[Collected material]
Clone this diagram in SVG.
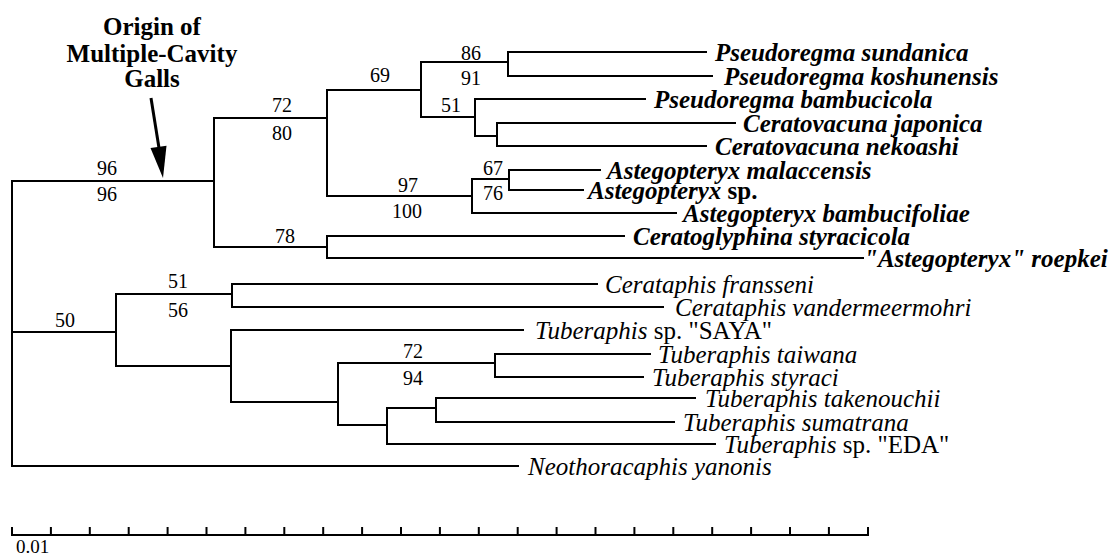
<svg xmlns="http://www.w3.org/2000/svg" width="1115" height="555" viewBox="0 0 1115 555">
<style>
.br{stroke:#000;stroke-width:2;fill:none;stroke-linecap:square}
.t{font-family:"Liberation Serif","Times New Roman",serif;fill:#000}
.bi{font-size:25px;font-style:italic;font-weight:bold}
.i{font-size:25px;font-style:italic}
.up{font-style:normal}
.num{font-size:20px;text-anchor:middle}
.title{font-size:25px;font-weight:bold;text-anchor:middle}
</style>
<rect width="1115" height="555" fill="#fff"/>
<g id="connectors" class="br">
<path d="M12 181V466M12 181H214M214 118V247M214 118H327M327 90V196M327 90H421M421 62V117M421 62H508M508 52V76M508 52H706M508 76H712M421 117H475M475 99V136M475 99H645M475 136H497M497 123V146M497 123H735M497 146H706M327 196H472M472 179V213M472 179H509M509 170V190M509 170H600M509 190H583M472 213H676M214 247H327M327 236V258M327 236H624M327 258H863"/>
<path d="M12 332H116M116 294V366M116 294H232M232 284V307M232 284H597M232 307H663M116 366H231M231 330V402M231 330H523M231 402H338M338 363V425M338 363H495M495 354V377M495 354H650M495 377H643M338 425H387M387 408V444M387 408H436M436 398V422M436 398H695M436 422H674M387 444H715M12 466H518"/>
</g>
<g id="title">
<text class="t title" x="152" y="35">Origin of</text>
<text class="t title" x="152" y="62">Multiple-Cavity</text>
<text class="t title" x="152" y="87">Galls</text>
<path d="M151 98L159 148" stroke="#000" stroke-width="3" fill="none"/>
<polygon points="150.5,148 166.5,145.8 163,178" fill="#000"/>
</g>
<g id="supports" class="t num">
<text x="107" y="175">96</text><text x="107" y="201">96</text>
<text x="282" y="112">72</text><text x="282" y="140">80</text>
<text x="380" y="82">69</text>
<text x="471" y="60">86</text><text x="471" y="85">91</text>
<text x="451" y="112">51</text>
<text x="493" y="175">67</text><text x="493" y="200">76</text>
<text x="408" y="192">97</text><text x="407" y="218">100</text>
<text x="285" y="243">78</text>
<text x="178" y="288">51</text><text x="178" y="317">56</text>
<text x="65" y="327">50</text>
<text x="413" y="358">72</text><text x="413" y="385">94</text>
</g>
<g id="leaf-p-sundanica"><text class="t bi" x="715" y="61">Pseudoregma sundanica</text></g>
<g id="leaf-p-koshunensis"><text class="t bi" x="724" y="85">Pseudoregma koshunensis</text></g>
<g id="leaf-p-bambucicola"><text class="t bi" x="654" y="108">Pseudoregma bambucicola</text></g>
<g id="leaf-c-japonica"><text class="t bi" x="743" y="132">Ceratovacuna japonica</text></g>
<g id="leaf-c-nekoashi"><text class="t bi" x="715" y="155">Ceratovacuna nekoashi</text></g>
<g id="leaf-a-malaccensis"><text class="t bi" x="607" y="179">Astegopteryx malaccensis</text></g>
<g id="leaf-a-sp"><text class="t bi" x="588" y="199">Astegopteryx <tspan class="up">sp.</tspan></text></g>
<g id="leaf-a-bambucifoliae"><text class="t bi" x="683" y="222">Astegopteryx bambucifoliae</text></g>
<g id="leaf-c-styracicola"><text class="t bi" x="633" y="245">Ceratoglyphina styracicola</text></g>
<g id="leaf-a-roepkei"><text class="t bi" x="864" y="267">"Astegopteryx" roepkei</text></g>
<g id="leaf-c-fransseni"><text class="t i" x="605" y="293">Cerataphis fransseni</text></g>
<g id="leaf-c-vandermeermohri"><text class="t i" x="675" y="316">Cerataphis vandermeermohri</text></g>
<g id="leaf-t-saya"><text class="t i" x="535" y="339">Tuberaphis<tspan class="up"> sp. "SAYA"</tspan></text></g>
<g id="leaf-t-taiwana"><text class="t i" x="658" y="363">Tuberaphis taiwana</text></g>
<g id="leaf-t-styraci"><text class="t i" x="652" y="386">Tuberaphis styraci</text></g>
<g id="leaf-t-takenouchii"><text class="t i" x="705" y="407">Tuberaphis takenouchii</text></g>
<g id="leaf-t-sumatrana"><text class="t i" x="683" y="431">Tuberaphis sumatrana</text></g>
<g id="leaf-t-eda"><text class="t i" x="724" y="453">Tuberaphis<tspan class="up"> sp. "EDA"</tspan></text></g>
<g id="leaf-n-yanonis"><text class="t i" x="528" y="475">Neothoracaphis yanonis</text></g>
<g id="scalebar">
<path class="br" d="M12 535H868M12 528V535M50.9 528V535M89.8 528V535M128.7 528V535M167.6 528V535M206.5 528V535M245.4 528V535M284.3 528V535M323.2 528V535M362.1 528V535M401 528V535M439.9 528V535M478.8 528V535M517.7 528V535M556.6 528V535M595.5 528V535M634.4 528V535M673.3 528V535M712.2 528V535M751.1 528V535M790 528V535M828.9 528V535M868 528V535"/>
<text class="t" x="16" y="553" font-size="19">0.01</text>
</g>
</svg>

[Exercise description] From the listing, extract all text exactly as given and drop any picture.

[Solution for this exercise]
Clone this diagram in SVG.
<svg xmlns="http://www.w3.org/2000/svg" width="1115" height="555" viewBox="0 0 1115 555">
<style>
.br{stroke:#000;stroke-width:2;fill:none;stroke-linecap:square}
.t{font-family:"Liberation Serif","Times New Roman",serif;fill:#000}
.bi{font-size:25px;font-style:italic;font-weight:bold}
.i{font-size:25px;font-style:italic}
.up{font-style:normal}
.num{font-size:20px;text-anchor:middle}
.title{font-size:25px;font-weight:bold;text-anchor:middle}
</style>
<rect width="1115" height="555" fill="#fff"/>
<g id="connectors" class="br">
<path d="M12 181V466M12 181H214M214 118V247M214 118H327M327 90V196M327 90H421M421 62V117M421 62H508M508 52V76M508 52H706M508 76H712M421 117H475M475 99V136M475 99H645M475 136H497M497 123V146M497 123H735M497 146H706M327 196H472M472 179V213M472 179H509M509 170V190M509 170H600M509 190H583M472 213H676M214 247H327M327 236V258M327 236H624M327 258H863"/>
<path d="M12 332H116M116 294V366M116 294H232M232 284V307M232 284H597M232 307H663M116 366H231M231 330V402M231 330H523M231 402H338M338 363V425M338 363H495M495 354V377M495 354H650M495 377H643M338 425H387M387 408V444M387 408H436M436 398V422M436 398H695M436 422H674M387 444H715M12 466H518"/>
</g>
<g id="title">
<text class="t title" x="152" y="35">Origin of</text>
<text class="t title" x="152" y="62">Multiple-Cavity</text>
<text class="t title" x="152" y="87">Galls</text>
<path d="M151 98L159 148" stroke="#000" stroke-width="3" fill="none"/>
<polygon points="150.5,148 166.5,145.8 163,178" fill="#000"/>
</g>
<g id="supports" class="t num">
<text x="107" y="175">96</text><text x="107" y="201">96</text>
<text x="282" y="112">72</text><text x="282" y="140">80</text>
<text x="380" y="82">69</text>
<text x="471" y="60">86</text><text x="471" y="85">91</text>
<text x="451" y="112">51</text>
<text x="493" y="175">67</text><text x="493" y="200">76</text>
<text x="408" y="192">97</text><text x="407" y="218">100</text>
<text x="285" y="243">78</text>
<text x="178" y="288">51</text><text x="178" y="317">56</text>
<text x="65" y="327">50</text>
<text x="413" y="358">72</text><text x="413" y="385">94</text>
</g>
<g id="leaf-p-sundanica"><text class="t bi" x="715" y="61">Pseudoregma sundanica</text></g>
<g id="leaf-p-koshunensis"><text class="t bi" x="724" y="85">Pseudoregma koshunensis</text></g>
<g id="leaf-p-bambucicola"><text class="t bi" x="654" y="108">Pseudoregma bambucicola</text></g>
<g id="leaf-c-japonica"><text class="t bi" x="743" y="132">Ceratovacuna japonica</text></g>
<g id="leaf-c-nekoashi"><text class="t bi" x="715" y="155">Ceratovacuna nekoashi</text></g>
<g id="leaf-a-malaccensis"><text class="t bi" x="607" y="179">Astegopteryx malaccensis</text></g>
<g id="leaf-a-sp"><text class="t bi" x="588" y="199">Astegopteryx <tspan class="up">sp.</tspan></text></g>
<g id="leaf-a-bambucifoliae"><text class="t bi" x="683" y="222">Astegopteryx bambucifoliae</text></g>
<g id="leaf-c-styracicola"><text class="t bi" x="633" y="245">Ceratoglyphina styracicola</text></g>
<g id="leaf-a-roepkei"><text class="t bi" x="864" y="267">"Astegopteryx" roepkei</text></g>
<g id="leaf-c-fransseni"><text class="t i" x="605" y="293">Cerataphis fransseni</text></g>
<g id="leaf-c-vandermeermohri"><text class="t i" x="675" y="316">Cerataphis vandermeermohri</text></g>
<g id="leaf-t-saya"><text class="t i" x="535" y="339">Tuberaphis<tspan class="up"> sp. "SAYA"</tspan></text></g>
<g id="leaf-t-taiwana"><text class="t i" x="658" y="363">Tuberaphis taiwana</text></g>
<g id="leaf-t-styraci"><text class="t i" x="652" y="386">Tuberaphis styraci</text></g>
<g id="leaf-t-takenouchii"><text class="t i" x="705" y="407">Tuberaphis takenouchii</text></g>
<g id="leaf-t-sumatrana"><text class="t i" x="683" y="431">Tuberaphis sumatrana</text></g>
<g id="leaf-t-eda"><text class="t i" x="724" y="453">Tuberaphis<tspan class="up"> sp. "EDA"</tspan></text></g>
<g id="leaf-n-yanonis"><text class="t i" x="528" y="475">Neothoracaphis yanonis</text></g>
<g id="scalebar">
<path class="br" d="M12 535H868M12 528V535M50.9 528V535M89.8 528V535M128.7 528V535M167.6 528V535M206.5 528V535M245.4 528V535M284.3 528V535M323.2 528V535M362.1 528V535M401 528V535M439.9 528V535M478.8 528V535M517.7 528V535M556.6 528V535M595.5 528V535M634.4 528V535M673.3 528V535M712.2 528V535M751.1 528V535M790 528V535M828.9 528V535M868 528V535"/>
<text class="t" x="16" y="553" font-size="19">0.01</text>
</g>
</svg>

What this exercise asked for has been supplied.